Another dimension of this development is the role of storage infrastructure. The expansion of bitumen demand in Africa is prompting renewed interest in tank storage facilities, both in export hubs and destination markets. Strategic storage allows for better management of supply fluctuations and supports the execution of long-term contracts. In some cases, joint ventures between local entities and international suppliers are being established to develop such infrastructure, indicating a deeper level of market engagement.
The implications for global bitumen trade are gradual but significant. As more volumes are directed toward Africa under structured agreements, availability for spot markets may tighten, particularly during peak construction seasons. This could introduce additional volatility in regions that rely heavily on spot purchases, even if overall production levels remain stable. The redistribution of demand does not necessarily reduce total supply, but it alters how that supply is accessed.
Environmental and regulatory considerations are also beginning to intersect with this trend. Some infrastructure projects, particularly those supported by international financing institutions, include sustainability criteria that influence material selection. While bitumen remains a petroleum-based product, there is growing interest in modified formulations that incorporate recycled materials or reduce emissions during application. Suppliers that can meet these evolving requirements may find themselves better positioned in securing long-term contracts.

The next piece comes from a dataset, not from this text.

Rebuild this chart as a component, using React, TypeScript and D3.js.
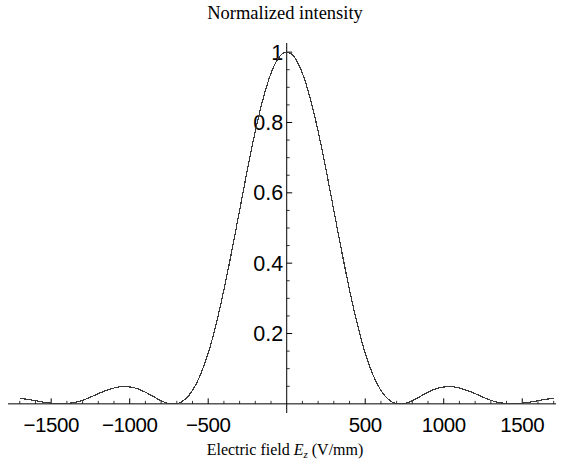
import React, { useEffect, useRef } from 'react';
import * as d3 from 'd3';

// sampled field values (V/mm)
const fieldValues = [
  -1700, -1650, -1600, -1550, -1500, -1450, -1400, -1350, -1300, -1250,
  -1200, -1150, -1100, -1050, -1000, -950, -900, -850, -800, -750,
  -700, -650, -600, -550, -500, -450, -400, -350, -300, -250,
  -200, -150, -100, -50, 0, 50, 100, 150, 200, 250,
  300, 350, 400, 450, 500, 550, 600, 650, 700, 750,
  800, 850, 900, 950, 1000, 1050, 1100, 1150, 1200, 1250,
  1300, 1350, 1400, 1450, 1500, 1550, 1600, 1650, 1700
];

// normalized intensity
const intensity = [
  0.015, 0.013, 0.009, 0.005, 0.002, 0.000, 0.001, 0.004, 0.010, 0.019,
  0.029, 0.038, 0.045, 0.049, 0.048, 0.043, 0.033, 0.021, 0.009, 0.001,
  0.001, 0.012, 0.038, 0.082, 0.144, 0.226, 0.324, 0.434, 0.550, 0.667,
  0.775, 0.868, 0.940, 0.985, 1.000, 0.985, 0.940, 0.868, 0.775, 0.667,
  0.550, 0.434, 0.324, 0.226, 0.144, 0.082, 0.038, 0.012, 0.001, 0.001,
  0.009, 0.021, 0.033, 0.043, 0.048, 0.049, 0.045, 0.038, 0.029, 0.019,
  0.010, 0.004, 0.001, 0.000, 0.002, 0.005, 0.009, 0.013, 0.015
];

const xMajorTicks = [-1500, -1000, -500, 500, 1000, 1500];
const yMajorTicks = [0.2, 0.4, 0.6, 0.8, 1];

const width = 562;
const height = 464;

export default function App() {
  const svgRef = useRef<SVGSVGElement>(null);

  useEffect(() => {
    if (!svgRef.current) return;
    const svg = d3.select(svgRef.current);
    svg.selectAll('*').remove();

    const x = d3.scaleLinear().domain([-1775, 1715]).range([8, 556]);
    const y = d3.scaleLinear().domain([-0.026, 1.026]).range([413, 43]);
    const x0 = x(0);
    const y0 = y(0);

    const g = svg.append('g');

    // axes lines
    g.append('line')
      .attr('x1', x.range()[0]).attr('x2', x.range()[1])
      .attr('y1', y0).attr('y2', y0)
      .attr('stroke', '#000').attr('stroke-width', 1);
    g.append('line')
      .attr('x1', x0).attr('x2', x0)
      .attr('y1', y.range()[0]).attr('y2', y.range()[1])
      .attr('stroke', '#000').attr('stroke-width', 1);

    // x ticks (minor every 100, major every 500)
    const xMinor = d3.range(-1700, 1701, 100).filter(v => v !== 0 && v % 500 !== 0);
    g.selectAll('line.xminor').data(xMinor).enter().append('line')
      .attr('x1', d => x(d)).attr('x2', d => x(d))
      .attr('y1', y0).attr('y2', y0 - 3)
      .attr('stroke', '#000').attr('stroke-width', 0.8);
    g.selectAll('line.xmajor').data(xMajorTicks).enter().append('line')
      .attr('x1', d => x(d)).attr('x2', d => x(d))
      .attr('y1', y0).attr('y2', y0 - 5.5)
      .attr('stroke', '#000').attr('stroke-width', 1);

    // y ticks (minor every 0.05, major every 0.2)
    const yMinor = d3.range(1, 21).map(i => i * 0.05).filter(v => Math.abs(v / 0.2 - Math.round(v / 0.2)) > 1e-6);
    g.selectAll('line.yminor').data(yMinor).enter().append('line')
      .attr('x1', x0).attr('x2', x0 + 3)
      .attr('y1', d => y(d)).attr('y2', d => y(d))
      .attr('stroke', '#000').attr('stroke-width', 0.8);
    g.selectAll('line.ymajor').data(yMajorTicks).enter().append('line')
      .attr('x1', x0).attr('x2', x0 + 5.5)
      .attr('y1', d => y(d)).attr('y2', d => y(d))
      .attr('stroke', '#000').attr('stroke-width', 1);

    // tick labels
    const tickFont = '"Liberation Sans", Arial, sans-serif';
    g.selectAll('text.xlab').data(xMajorTicks).enter().append('text')
      .attr('x', d => x(d))
      .attr('y', y0 + 28)
      .attr('text-anchor', 'middle')
      .style('font-family', tickFont)
      .style('font-size', '20.5px')
      .style('letter-spacing', '-0.4px')
      .text(d => (d < 0 ? '\u2212' + Math.abs(d) : String(d)));
    g.selectAll('text.ylab').data(yMajorTicks).enter().append('text')
      .attr('x', x0 - 3.5)
      .attr('y', d => y(d) + 7.5)
      .attr('text-anchor', 'end')
      .style('font-family', tickFont)
      .style('font-size', '21.5px')
      .text(d => String(d));

    // curve
    const line = d3.line<number>()
      .x((_, i) => x(fieldValues[i]))
      .y(d => y(d))
      .curve(d3.curveMonotoneX);
    g.append('path')
      .datum(intensity)
      .attr('d', line)
      .attr('fill', 'none')
      .attr('stroke', '#3a3a3a')
      .attr('stroke-width', 1.2)
      .attr('shape-rendering', 'crispEdges');

    // titles
    svg.append('text')
      .attr('x', 285)
      .attr('y', 19)
      .attr('text-anchor', 'middle')
      .style('font-family', '"Liberation Serif", "Times New Roman", serif')
      .style('font-size', '18.5px')
      .text('Normalized intensity');

    const xl = svg.append('text')
      .attr('x', 285)
      .attr('y', 455)
      .attr('text-anchor', 'middle')
      .style('font-family', '"Liberation Serif", "Times New Roman", serif')
      .style('font-size', '16px');
    xl.append('tspan').text('Electric field ');
    xl.append('tspan').style('font-style', 'italic').text('E');
    xl.append('tspan').attr('dy', 3).style('font-size', '11px').style('font-style', 'italic').text('z');
    xl.append('tspan').attr('dy', -3).text(' (V/mm)');
  }, []);

  return (
    <svg
      ref={svgRef}
      width={width}
      height={height}
      style={{ position: 'absolute', left: 0, top: 0, background: '#fff' }}
    />
  );
}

In the Middle East, the impact of these developments is being observed at multiple levels. Export terminals are adjusting scheduling priorities, while traders are recalibrating their market outlooks. The traditional focus on South Asian markets, particularly India, remains relevant, but it is no longer the sole anchor of demand growth. The diversification of export destinations introduces a new layer of resilience, but it also requires more sophisticated market intelligence and operational planning.

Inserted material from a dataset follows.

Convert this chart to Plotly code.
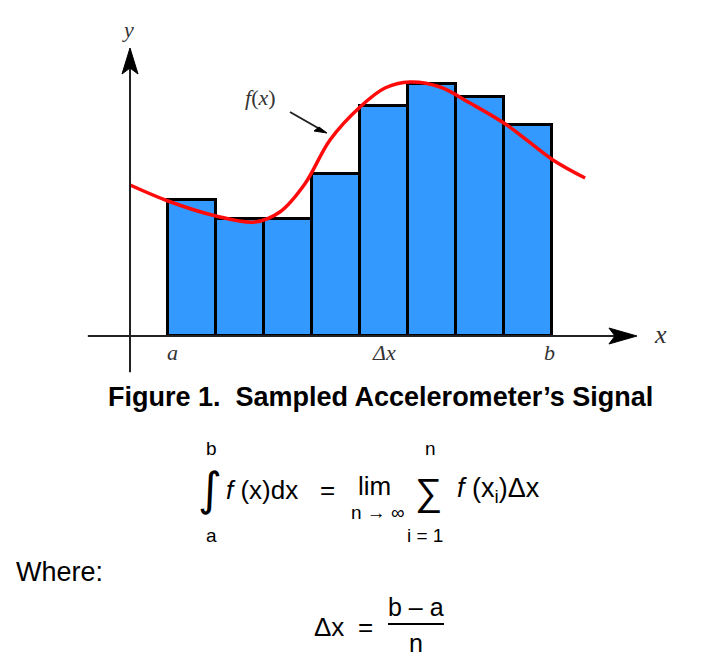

The financial dimension should not be overlooked. Long-term supply agreements tied to infrastructure projects often involve structured financing arrangements, sometimes backed by export credit agencies or development banks. This creates a more stable revenue stream for suppliers but may also involve stricter compliance and reporting requirements. The commercial landscape is becoming more institutionalized, moving away from purely transactional relationships.

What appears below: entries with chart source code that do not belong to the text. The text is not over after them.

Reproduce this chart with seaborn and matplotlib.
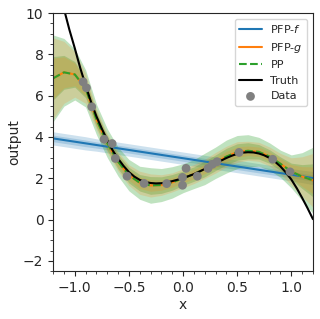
import numpy as np
import matplotlib
matplotlib.use("Agg")
import matplotlib.pyplot as plt
import seaborn as sns

# =====================================
# DATA
# =====================================

# observed data points
data_x = [-0.923, -0.892, -0.843, -0.729, -0.655, -0.625, -0.517, -0.360,
          -0.151, -0.005, 0.028, -0.005, 0.132, 0.231, 0.272, 0.314,
          0.517, 0.828, 0.988]
data_y = [6.67, 6.38, 5.46, 3.89, 3.68, 2.96, 2.10, 1.75,
          1.74, 2.04, 2.48, 1.66, 2.10, 2.48, 2.68, 2.80,
          3.25, 2.92, 2.31]

# ground truth curve
truth_x = [-1.20, -1.15, -1.10, -1.05, -1.00, -0.95, -0.90, -0.85, -0.80,
           -0.75, -0.70, -0.65, -0.60, -0.55, -0.50, -0.45, -0.40, -0.35,
           -0.30, -0.25, -0.20, -0.15, -0.10, -0.05, 0.00, 0.05, 0.10,
           0.15, 0.20, 0.25, 0.30, 0.35, 0.40, 0.45, 0.50, 0.55, 0.60,
           0.65, 0.70, 0.75, 0.80, 0.85, 0.90, 0.95, 1.00, 1.05, 1.10,
           1.15, 1.20]
truth_y = [12.4, 11.2, 10.2, 9.2, 8.3, 7.35, 6.5, 5.7, 5.0,
           4.4, 3.85, 3.35, 2.95, 2.6, 2.3, 2.08, 1.92, 1.82,
           1.77, 1.75, 1.76, 1.80, 1.86, 1.93, 2.01, 2.10, 2.20,
           2.32, 2.45, 2.58, 2.72, 2.85, 2.98, 3.09, 3.18, 3.24, 3.26,
           3.25, 3.20, 3.11, 2.98, 2.80, 2.57, 2.28, 1.94, 1.52, 1.05,
           0.55, 0.02]

# prediction grid
grid_x = [-1.2, -1.1, -1.0, -0.9, -0.8, -0.7, -0.6, -0.5, -0.4, -0.3,
          -0.2, -0.1, 0.0, 0.1, 0.2, 0.3, 0.4, 0.5, 0.6, 0.7,
          0.8, 0.9, 1.0, 1.1, 1.2]

# PFP-f: mean and std
f_mean = [3.93, 3.85, 3.77, 3.69, 3.61, 3.53, 3.45, 3.37, 3.29, 3.21,
          3.13, 3.05, 2.97, 2.89, 2.81, 2.73, 2.65, 2.57, 2.49, 2.41,
          2.33, 2.25, 2.17, 2.09, 2.01]
f_std = [0.16, 0.16, 0.16, 0.16, 0.15, 0.15, 0.15, 0.15, 0.15, 0.15,
         0.15, 0.15, 0.15, 0.15, 0.15, 0.15, 0.15, 0.15, 0.15, 0.15,
         0.15, 0.15, 0.15, 0.15, 0.16]

# PFP-g: mean and std
g_mean = [6.84, 7.13, 7.03, 6.35, 4.85, 3.70, 2.80, 2.15, 1.78, 1.65,
          1.67, 1.80, 2.00, 2.20, 2.45, 2.75, 3.05, 3.27, 3.33, 3.28,
          3.05, 2.70, 2.33, 2.08, 1.90]
g_std = [0.98, 0.75, 0.55, 0.36, 0.25, 0.23, 0.23, 0.25, 0.28, 0.28,
         0.25, 0.23, 0.23, 0.23, 0.23, 0.25, 0.25, 0.25, 0.23, 0.23,
         0.23, 0.25, 0.33, 0.48, 0.65]

# PP: mean and std
pp_mean = [6.84, 7.13, 7.03, 6.35, 4.85, 3.70, 2.80, 2.15, 1.78, 1.65,
           1.67, 1.80, 2.00, 2.20, 2.45, 2.75, 3.05, 3.27, 3.33, 3.28,
           3.05, 2.70, 2.33, 2.08, 1.90]
pp_std = [1.05, 0.82, 0.62, 0.45, 0.37, 0.35, 0.35, 0.38, 0.40, 0.43,
          0.40, 0.38, 0.35, 0.35, 0.38, 0.38, 0.40, 0.40, 0.39, 0.35,
          0.33, 0.33, 0.40, 0.58, 0.80]

# =====================================
# PLOT
# =====================================

sns.set_style("ticks")
plt.rcParams['font.family'] = ['DejaVu Sans']

fig, ax = plt.subplots(figsize=(3.2, 3.19), dpi=100)
fig.subplots_adjust(left=0.166, right=0.978, top=0.959, bottom=0.150)

gx = np.array(grid_x)
bands = [
    (f_mean, f_std, "C0", 0.22),
    (pp_mean, pp_std, "C2", 0.30),
    (g_mean, g_std, "C1", 0.20),
]
for mean, std, color, alpha in bands:
    m = np.array(mean)
    s = np.array(std)
    for k in (1, 2):
        ax.fill_between(gx, m - k * s, m + k * s, color=color,
                        alpha=alpha, linewidth=0)

sns.lineplot(x=grid_x, y=f_mean, color="C0", linewidth=1.5,
             label="PFP-$f$", ax=ax)
sns.lineplot(x=grid_x, y=g_mean, color="C1", linewidth=1.5,
             label="PFP-$g$", ax=ax)
sns.lineplot(x=grid_x, y=pp_mean, color="C2", linewidth=1.5,
             linestyle="--", label="PP", ax=ax)
sns.lineplot(x=truth_x, y=truth_y, color="black", linewidth=1.5,
             label="Truth", ax=ax)
sns.scatterplot(x=data_x, y=data_y, color="gray", s=40,
                edgecolor="none", label="Data", zorder=5, ax=ax)

ax.set_xlim(-1.2, 1.2)
ax.set_ylim(-2.5, 10)
ax.set_yticks([-2, 0, 2, 4, 6, 8, 10])
ax.set_xticks([-1.0, -0.5, 0.0, 0.5, 1.0])
ax.minorticks_on()

ax.set_xlabel("x", labelpad=2)
ax.set_ylabel("output", labelpad=1)

ax.legend(loc="upper right", fontsize=8)

plt.savefig("out.png", dpi=100)
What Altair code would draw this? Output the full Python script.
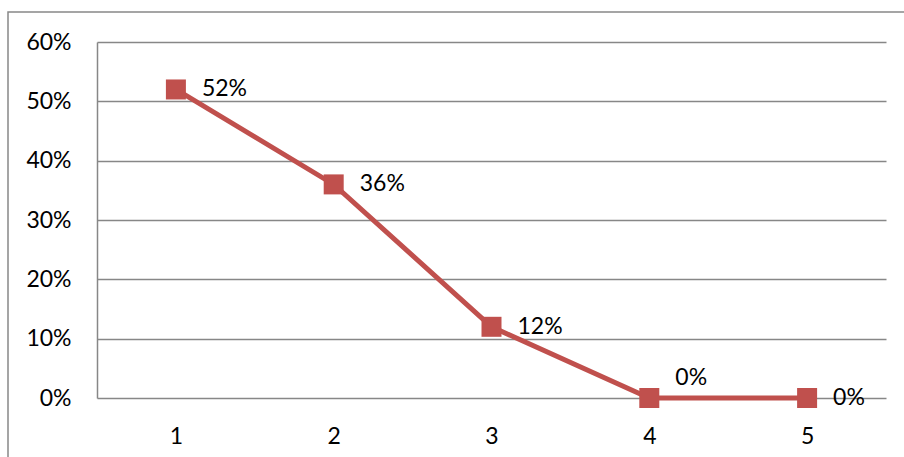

From a strategic perspective, the ongoing developments suggest that bitumen is gradually becoming embedded within broader infrastructure ecosystems rather than functioning as a standalone commodity. Its demand is increasingly linked to policy decisions, financing mechanisms, and construction timelines. This integration enhances visibility for suppliers but also reduces flexibility, as volumes become committed well in advance.
Looking ahead, the continuation of this trend will depend on several factors, including the pace of infrastructure execution in African markets, the stability of financing arrangements, and the ability of suppliers to adapt to evolving contractual frameworks. While uncertainties remain, particularly in relation to global economic conditions and energy market dynamics, the current trajectory indicates that Africa’s role in the bitumen trade is likely to expand.
The shift is not abrupt, nor is it uniformly distributed across all markets. However, it represents a meaningful adjustment in how demand is structured and fulfilled. For industry participants, understanding these changes will be essential in navigating the next phase of market development. The intersection of infrastructure growth, logistical capability, and supply strategy is shaping a more interconnected and complex bitumen landscape.